Little did (or indeed could) they expect the place would soon be under attack by a shark zombie quite Jaws-ily called Bruce who does what zombies do: multiply. Bruce is the product of a tiny research lab right around the corner where one Dr. Palmer (Laura Cayouette) attempted to create useful cell regeneration properties, with sharks as the oh so obvious stand-ins for future humans. On the plus side, once the zombie sharks really attack, and people just can’t stay away from the water, Palmer’s security guy Maxwell Cage (Jason London, looking confused and rather constipated) comes in handy. Though it has to be said that Amber and Sophie are pretty handy in needless zombie fights themselves.
Sharks again, SyFy? I know, I know, sharks are to the SyFy Original movie like gorillas to Julius Schwartz edited DC comics but now that the Channel has started its misguided attempt to become “serious” again and they only crap out a handful of these films in a year, I wish less than two thirds of these were about sharks.
Particularly since the people responsible for the special effects still can’t make a believable (or just effective) CGI shark to save their lives, leaving the film’s central threat rather toothless. Not that the human zombie make-up later on (spoiler, I guess) is much better than the shark effects but then, why bother when the film has much worse problems in its so-called script. It is, for example, utterly unclear why most of the cast is taking the monsters on at all instead of just sitting somewhere, waiting. Sure, sure, there’s that one scene where a shark attacks on land, and Amber (as a waitress clearly a zombie shark logic expert) suggests that these things are as dangerous on land as in the sea, but last time I looked, and zombie shark or not, sharks aren’t terrible well adapted to moving about on land what with them being built for swimming.
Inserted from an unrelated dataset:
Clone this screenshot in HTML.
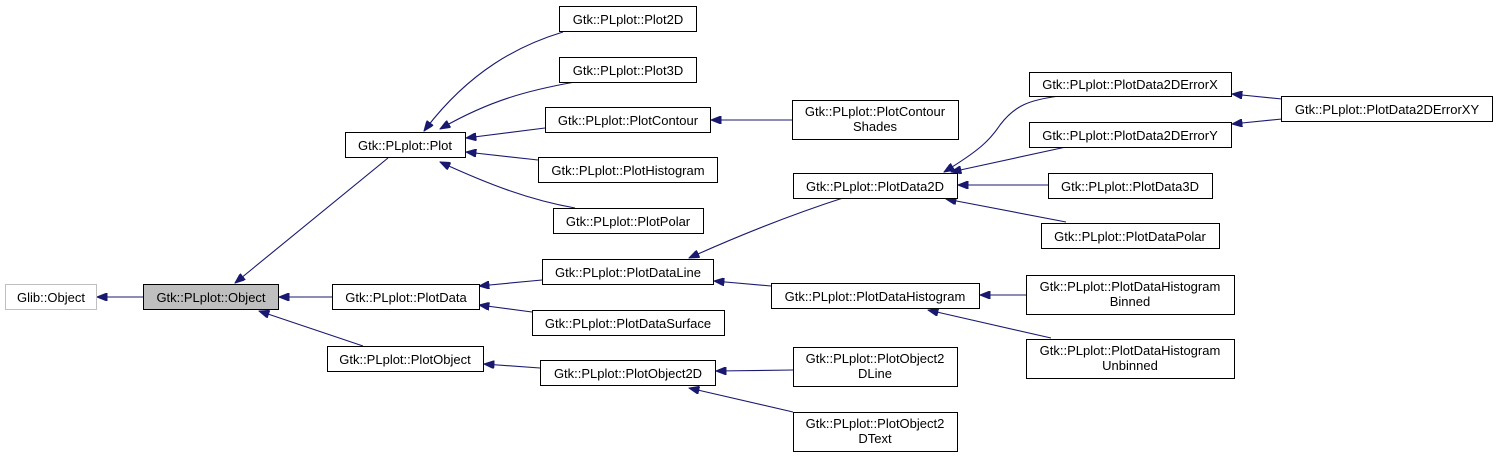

Most of the film is pretty much SyFy Original shark stuff by the numbers: the cast really is one of the lesser ones, with London the best they could do with actors having hit on hard times (which is to say, not much at all), and the young actresses mostly droning their dialogue with little visible interest. Well, Steele is putting some effort in, but the film’s particularly meandering and cloying application of SyFy character background melodrama standards doesn’t exactly help her much.
On the plus side, director Misty Talley does pace the film well, and the script does contain at least one and a half surprises when it comes to character survival and death. I’d even call them subversive surprises if only they weren’t buried under so much of the usual dross, and the standard elements the film doesn’t resolve it doesn’t so much seem to leave unresolved because it is being clever, but because it simply can’t be bothered to put in effort.
However, as so many of these films are, Zombie Shark is a perfectly alright, undemanding watch for those days when you only have as much brain capacity as Jason London has facial expressions.